Material:
--

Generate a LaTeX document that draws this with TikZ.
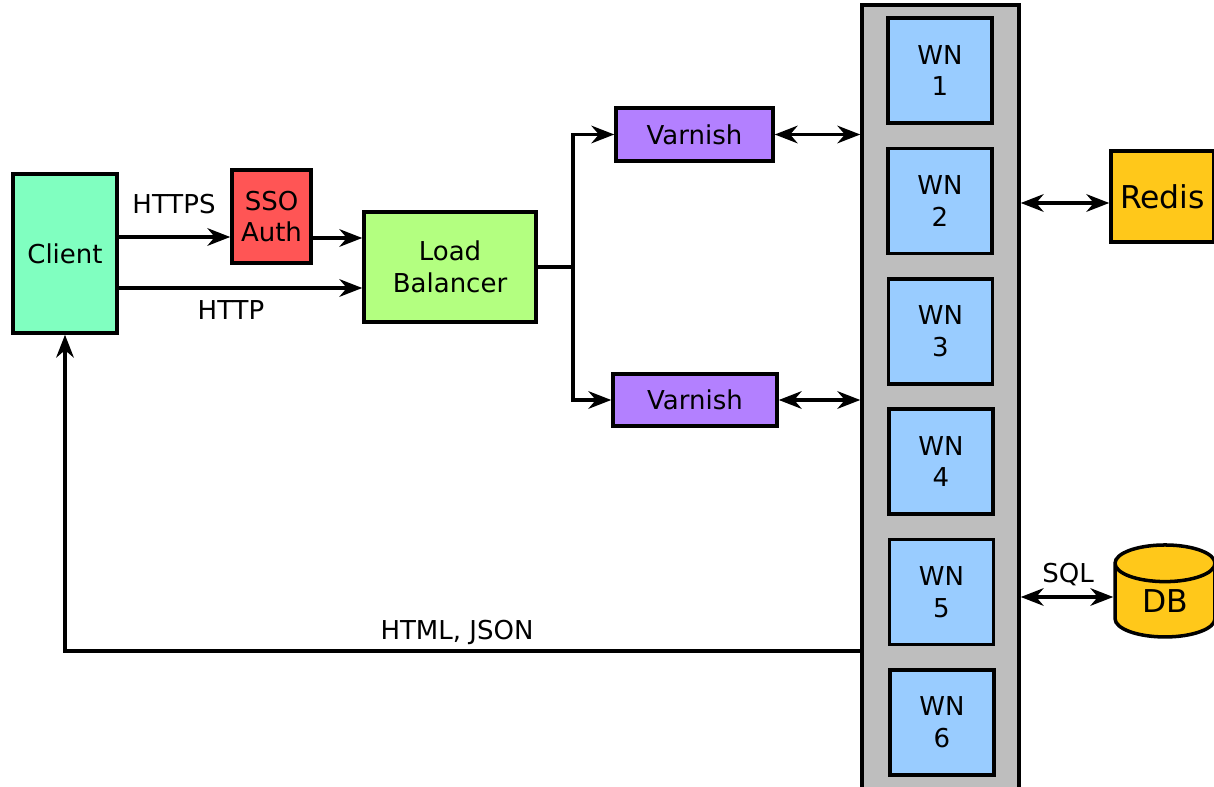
\documentclass[tikz,border=0pt]{standalone}
\usepackage{fontspec}
\setmainfont{DejaVu Sans}
\usetikzlibrary{arrows.meta, shapes.geometric, positioning}
\tikzset{>={Stealth[length=13pt,width=10pt]}}
\definecolor{clientc}{HTML}{80FFC0}
\definecolor{ssoc}{HTML}{FF5555}
\definecolor{lbc}{HTML}{B3FF80}
\definecolor{varnc}{HTML}{B380FF}
\definecolor{wnc}{HTML}{99CCFF}
\definecolor{colc}{HTML}{BEBEBE}
\definecolor{storec}{HTML}{FFC81A}
\tikzset{
  unit/.style={draw, line width=2pt, inner sep=0pt, align=center},
  wn/.style={unit, fill=wnc, minimum width=2.08cm, minimum height=2.1cm},
  link/.style={line width=2pt},
  lbl/.style={inner sep=0pt}
}

\begin{document}
\begin{tikzpicture}[x=0.02cm, y=-0.02cm, font=\fontsize{14.8pt}{18pt}\selectfont]
\useasboundingbox (0,0) rectangle (1214,787);
\node[unit, fill=clientc, minimum width=2.08cm, minimum height=3.18cm] (C) at (65,253.5) {Client};
\node[unit, fill=ssoc, minimum width=1.58cm, minimum height=1.86cm] (S) at (271.5,216.5) {SSO\\Auth};
\node[unit, fill=lbc, minimum width=3.44cm, minimum height=2.2cm] (L) at (450,267) {Load\\Balancer};
\node[unit, fill=varnc, minimum width=3.14cm, minimum height=1.06cm] (V1) at (694.5,134.5) {Varnish};
\node[unit, fill=varnc, minimum width=3.28cm, minimum height=1.04cm] (V2) at (695,400) {Varnish};
% worker nodes
\node[unit, fill=colc, minimum width=3.14cm, minimum height=15.8cm] (G) at (940.5,400) {};
\node[wn] (W1) at (940,70.5) {WN\\1};
\node[wn] (W2) at (940,201) {WN\\2};
\node[wn] (W3) at (940.5,331.5) {WN\\3};
\node[wn] (W4) at (941,461.5) {WN\\4};
\node[wn] (W5) at (941.5,592) {WN\\5};
\node[wn] (W6) at (942,722.5) {WN\\6};
% stores
\node[unit, fill=storec, minimum width=2.06cm, minimum height=1.82cm, font=\fontsize{17.9pt}{21pt}\selectfont] (R) at (1162.5,196.5) {Redis};
\node[cylinder, shape border rotate=90, aspect=0.8, draw, line width=2pt, fill=storec, minimum width=2cm, minimum height=1.84cm, inner sep=0pt, font=\fontsize{17.9pt}{21pt}\selectfont] (D) at (1165,601) {DB};
% labels
\node[lbl] (T1) at (174,204) {HTTPS};
\node[lbl] (T2) at (231,310) {HTTP};
\node[lbl] (T3) at (457,632) {HTML, JSON};
\node[lbl] (T4) at (1068,575) {SQL};
% connectors
\draw[->, link] (C.east |- 0,237) -- (S.west |- 0,237);
\draw[->, link] (S.east |- 0,238) -- (L.west |- 0,238);
\draw[->, link] (C.east |- 0,288) -- (L.west |- 0,288);
\coordinate (B) at (573,267);
\draw[link] (L.east) -- (B);
\draw[->, link] (B) |- (V1.west);
\draw[->, link] (B) |- (V2.west);
\draw[<->, link] (V1.east) -- (G.west |- V1.east);
\draw[<->, link] (V2.east) -- (G.west |- V2.east);
\draw[<->, link] (G.east |- 0,203) -- (R.west |- 0,203);
\draw[<->, link] (G.east |- 0,597) -- (D.west |- 0,597);
\draw[->, link] (G.west |- 0,651) -| (C.south);
\end{tikzpicture}
\end{document}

--

Goal: Write out the data precisely as given, excluding the pictures.

Solution to this exercise:
Generate a LaTeX document that draws this with TikZ.
\documentclass[tikz,border=0pt]{standalone}
\usepackage{fontspec}
\setmainfont{DejaVu Sans}
\usetikzlibrary{arrows.meta, shapes.geometric, positioning}
\tikzset{>={Stealth[length=13pt,width=10pt]}}
\definecolor{clientc}{HTML}{80FFC0}
\definecolor{ssoc}{HTML}{FF5555}
\definecolor{lbc}{HTML}{B3FF80}
\definecolor{varnc}{HTML}{B380FF}
\definecolor{wnc}{HTML}{99CCFF}
\definecolor{colc}{HTML}{BEBEBE}
\definecolor{storec}{HTML}{FFC81A}
\tikzset{
  unit/.style={draw, line width=2pt, inner sep=0pt, align=center},
  wn/.style={unit, fill=wnc, minimum width=2.08cm, minimum height=2.1cm},
  link/.style={line width=2pt},
  lbl/.style={inner sep=0pt}
}

\begin{document}
\begin{tikzpicture}[x=0.02cm, y=-0.02cm, font=\fontsize{14.8pt}{18pt}\selectfont]
\useasboundingbox (0,0) rectangle (1214,787);
\node[unit, fill=clientc, minimum width=2.08cm, minimum height=3.18cm] (C) at (65,253.5) {Client};
\node[unit, fill=ssoc, minimum width=1.58cm, minimum height=1.86cm] (S) at (271.5,216.5) {SSO\\Auth};
\node[unit, fill=lbc, minimum width=3.44cm, minimum height=2.2cm] (L) at (450,267) {Load\\Balancer};
\node[unit, fill=varnc, minimum width=3.14cm, minimum height=1.06cm] (V1) at (694.5,134.5) {Varnish};
\node[unit, fill=varnc, minimum width=3.28cm, minimum height=1.04cm] (V2) at (695,400) {Varnish};
% worker nodes
\node[unit, fill=colc, minimum width=3.14cm, minimum height=15.8cm] (G) at (940.5,400) {};
\node[wn] (W1) at (940,70.5) {WN\\1};
\node[wn] (W2) at (940,201) {WN\\2};
\node[wn] (W3) at (940.5,331.5) {WN\\3};
\node[wn] (W4) at (941,461.5) {WN\\4};
\node[wn] (W5) at (941.5,592) {WN\\5};
\node[wn] (W6) at (942,722.5) {WN\\6};
% stores
\node[unit, fill=storec, minimum width=2.06cm, minimum height=1.82cm, font=\fontsize{17.9pt}{21pt}\selectfont] (R) at (1162.5,196.5) {Redis};
\node[cylinder, shape border rotate=90, aspect=0.8, draw, line width=2pt, fill=storec, minimum width=2cm, minimum height=1.84cm, inner sep=0pt, font=\fontsize{17.9pt}{21pt}\selectfont] (D) at (1165,601) {DB};
% labels
\node[lbl] (T1) at (174,204) {HTTPS};
\node[lbl] (T2) at (231,310) {HTTP};
\node[lbl] (T3) at (457,632) {HTML, JSON};
\node[lbl] (T4) at (1068,575) {SQL};
% connectors
\draw[->, link] (C.east |- 0,237) -- (S.west |- 0,237);
\draw[->, link] (S.east |- 0,238) -- (L.west |- 0,238);
\draw[->, link] (C.east |- 0,288) -- (L.west |- 0,288);
\coordinate (B) at (573,267);
\draw[link] (L.east) -- (B);
\draw[->, link] (B) |- (V1.west);
\draw[->, link] (B) |- (V2.west);
\draw[<->, link] (V1.east) -- (G.west |- V1.east);
\draw[<->, link] (V2.east) -- (G.west |- V2.east);
\draw[<->, link] (G.east |- 0,203) -- (R.west |- 0,203);
\draw[<->, link] (G.east |- 0,597) -- (D.west |- 0,597);
\draw[->, link] (G.west |- 0,651) -| (C.south);
\end{tikzpicture}
\end{document}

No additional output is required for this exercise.